■ **Entries taken from a collection**
◇ ◇ ◇
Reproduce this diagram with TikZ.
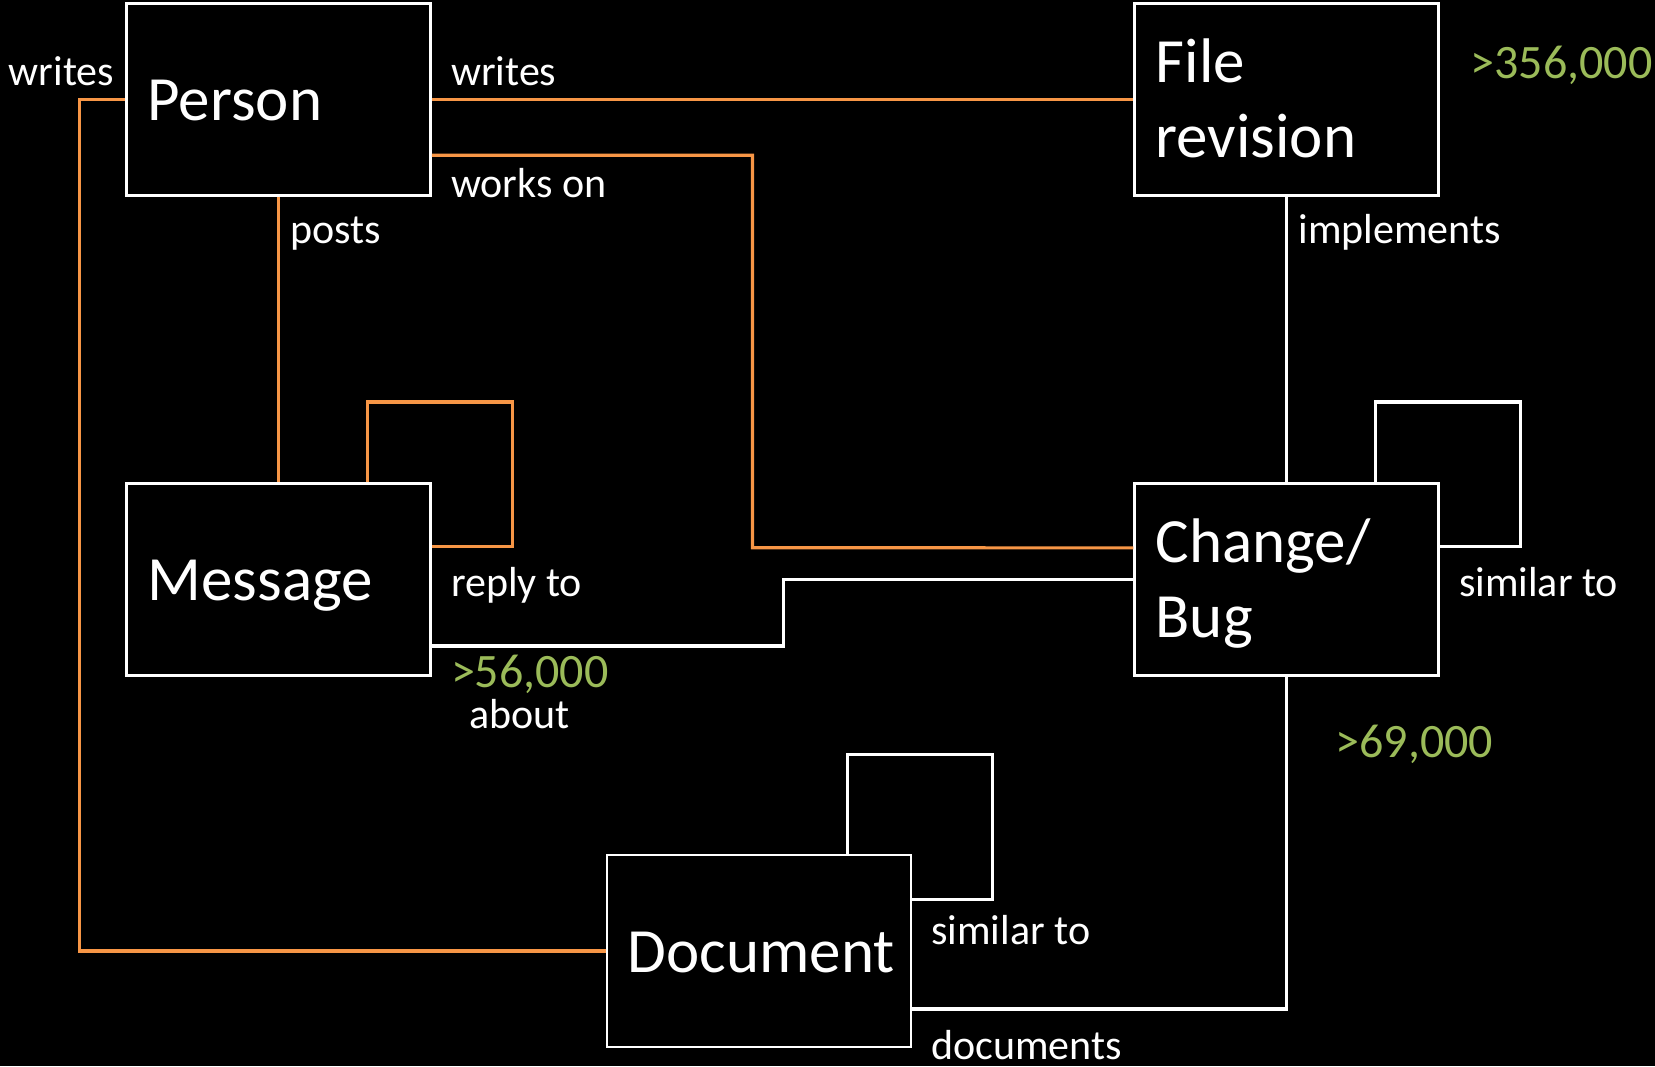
\documentclass[tikz,border=0pt]{standalone}
\usepackage{fontspec}
\setmainfont{Carlito}
\usepackage{xcolor}
\definecolor{accorange}{RGB}{247,150,70}
\definecolor{accgreen}{RGB}{155,187,89}

\begin{document}
\begin{tikzpicture}[x=0.5278pt,y=-0.5278pt,
	entity/.style={draw=white,line width=1.3pt,rectangle,minimum width=152pt,minimum height=96pt,inner xsep=10.5pt,inner ysep=0pt,text width=131pt,align=left,text height=21pt,text depth=0pt,text=white,font=\fontsize{31.5}{37.5}\selectfont},
	twolines/.style={text depth=37.5pt},
	oline/.style={accorange,line width=1.6pt},
	wline/.style={white,line width=1.6pt},
	rel/.style={anchor=base west,inner sep=0pt,text=white,font=\fontsize{21}{25}\selectfont},
	count/.style={anchor=base west,inner sep=0pt,text=accgreen,font=\fontsize{24}{28}\selectfont}]
		\path[use as bounding box,fill=black](0,0) rectangle (1568,1010);
		% entities
		\node[entity](person) at (264,94){Person};
		\node[entity,twolines](filerev) at (1219,94){File\\revision};
		\node[entity](message) at (264,549){Message};
		\node[entity,twolines](change) at (1219,549){Change/\\Bug};
		\node[entity](document) at (719,901){Document};
		% orange relations
		\draw[oline](person.east)--(filerev.west);
		\draw[oline]([yshift=-28pt]person.east)-|(713,519)--([yshift=15.8pt]change.west);
		\draw[oline](person.west)--(75,94)|-(document.west);
		\draw[oline](person.south)--(message.north);
		\draw[oline]([xshift=-32.2pt]message.north east)|-++(137,-76)|-([yshift=16.4pt]message.east);
		% white relations
		\draw[wline]([yshift=-33.3pt]message.east)-|(742,580)|-(change.west);
		\draw[wline](filerev.south)--(change.north);
		\draw[wline]([xshift=-32.2pt]change.north east)|-++(137,-76)|-([yshift=16.4pt]change.east);
		\draw[wline](change.south)|-([yshift=-29pt]document.east);
		\draw[wline]([xshift=-32.2pt]document.north east)|-++(137,-94)|-([yshift=25.9pt]document.east);
		% labels
		\node[rel](wrleft) at (8,81){writes};
		\node[rel](wrtop) at (427,81){writes};
		\node[rel](workson) at (427,187){works on};
		\node[rel](posts) at (275,231){posts};
		\node[rel](implements) at (1230,231){implements};
		\node[rel](replyto) at (427,565){reply to};
		\node[rel](about) at (444,690){about};
		\node[rel](simchange) at (1382,565){similar to};
		\node[rel](simdoc) at (882,895){similar to};
		\node[rel](documents) at (882,1004){documents};
		\node[count](nfile) at (1393,74){>356,000};
		\node[count](nmsg) at (427,651){>56,000};
		\node[count](nchange) at (1265,718){>69,000};
		\end{tikzpicture}
\end{document}
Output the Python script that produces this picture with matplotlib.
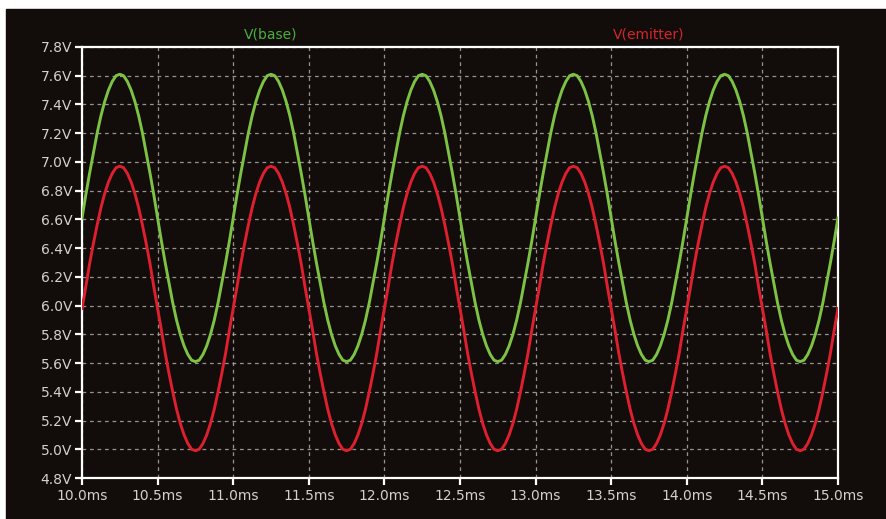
◇ ◇ ◇
■ **WHAT IS NEEDED**
Collect every line from the records above that contains the word "with".

■ **EXERCISE SOLUTION**
Reproduce this diagram with TikZ.
Output the Python script that produces this picture with matplotlib.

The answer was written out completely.